Dilemma of the Month: Easing An Employee Into Retirement

Back Q&A Apr 2, 2018 By Suzanne Lucas
We are a 30-agent real estate brokerage company with one administrative assistant, our lone employee. She has been with us for more than 30 years and is loyal and cheerful, and always answers the phone with a smile. However, her professional abilities have not kept pace with the times. She has no technical skills and can’t keep up with her other tasks. She is 75 years old and we are at a loss regarding how to handle easing her into retirement.

This is tough, because she’s a long-term employee who has done great work. If she was someone you hired two months ago, I’d say it’s time for a “it’s been great, but here’s the door,” conversation. That won’t work here.

And the age thing makes it a bit more complicated. Whoever you hire to replace her will be younger (almost assuredly) and you don’t want it to look like age discrimination — because it’s not. She simply can’t keep up with her other tasks.

Related: Small Companies Have a Big Retirement Problem

Related: Two in Five Americans Say They’ll Need $1 Million to Retire

You may ask why you can’t just say, “Jane, you’re 75. Are you thinking about retirement?” You can, but you need to do it correctly. If she says she plans to work up until she dies, you have to take her at her word. You can say, “Jane, you’ve been here 30 years and I’m surprised you’ve put up with us for that long. Do you have any plans to retire?”

If she indicates that she has been thinking about retiring, then you can address a timeline or talk about working reduced hours. But if she says she has no interest in retirement and then you jump into performance issues, it will look an awful lot like you want her to retire and are just making up issues to get her out the door. So I’d skip the retirement talk and start with the performance issues.

Speak to her directly: “Jane, you are awesome at answering the phone and the clients love you. But, we also need X, Y and Z done. What can we do to help you learn these tasks?”

Now she may say, “Oh, if I could have a formal email training class that would be great!” Or she may say, “Oh, I could never learn to do that fancy technology.”

If she says the former, then you send her to the email training class and your problem may be solved. While learning new things does become more challenging as our brains age, it’s certainly not impossible.

If she says the latter, however, you have your opening. “Jane, I know it’s hard, but it’s a critical part of your job. We’re willing to do whatever it takes to help you, but you need to do this.”

Document all of this, of course. If she refuses to learn or tries and fails, then you can put her on a formal performance improvement plan, otherwise known as a PIP. If she doesn’t meet the criteria after 90 days, you can terminate her.

On the other hand, if she really is great on the phone and she’s cheerful and loyal, those are harder skills to find than someone who can do the other side of the business. Have you considered splitting the job?

You can do this two ways. One, you can hire a second person to take over those tasks your current administrative assistant can’t handle. The upside of this is you get to keep your long-time employee with great people skills and you get someone who can carry out the more technical aspects of the job. The downside is now you have two salaries to pay. That’s a big bite out of your profits.

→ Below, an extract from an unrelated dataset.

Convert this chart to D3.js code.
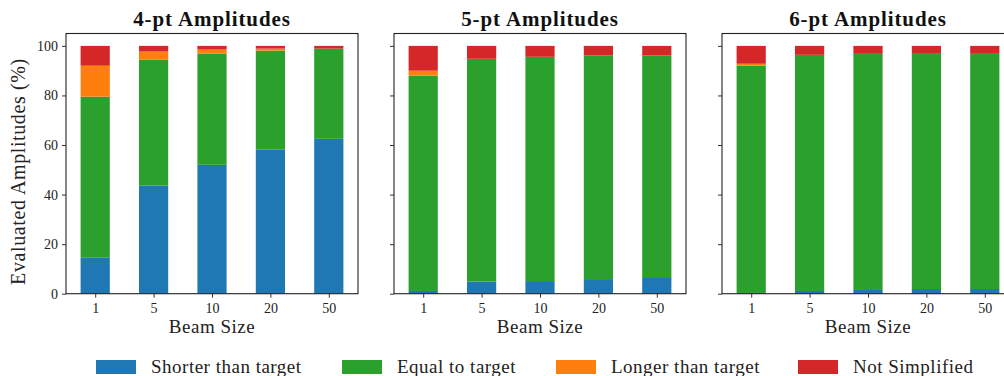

Or you could propose a job share. “Jane, we really need someone who can do X, Y and Z and it’s clear you’re not that person. Would you be interested in working part-time while we hire someone else part-time to do these other tasks?”

She may jump at that chance. It’s quite possible she would like to work fewer hours (although she may not; I admit to using stereotypes here). It’s quite possible that she’ll feel relief at not being pressured to learn new things she has no desire to learn.

She may say no, that she’s perfectly happy with how things are. In which case you have to go back to being the bad guy who says, “You have to either learn to do these things or we’ll have to let you go.” And it’s back to the PIP.

This is harsh and unpleasant, and an action you may not wish to do. You may wish to suck it up and work around her until she decides, on her own, to leave. I can’t make that judgment for you. Ultimately, you need to do what is right for your business, which might mean showing a bit of compassion to a loyal employee. Remember, everyone else in your business is looking at this as an example of how they will be treated. 

Have a burning HR question? Email it to evilhrlady@comstocksmag.com

Comments

Visitor (not verified)April 9, 2018 - 6:37am

We have this exact problem right now! BUT it's an even stickier situation because the older employee is a family member of the owner and he absolutely doesn't want to retire! I'm a coworker to this employee and his work affects me. He's supposed to be working fewer hours on fewer tasks, but he continues his old routine and asks me not to tell on him!

LK (not verified)April 10, 2018 - 11:34am

"...her professional abilities have not kept pace with the times."

I cannot think of a way to take less responsibility in one sentence. She's been YOUR employee for 30 years.

Where I work, turnover costs $60,000 per person. You have never had to do this! To reward her loyalty (or complacency, both still at fault), you have gutted all her equity while neither investing back into her training nor hiring a part-time person to do these tasks and learn until she retires. I find it laughable that no one in your "30-agent team" thought to speak up, provide training, or discuss feedback before it got to this point. What a disservice you have done to her and to the business.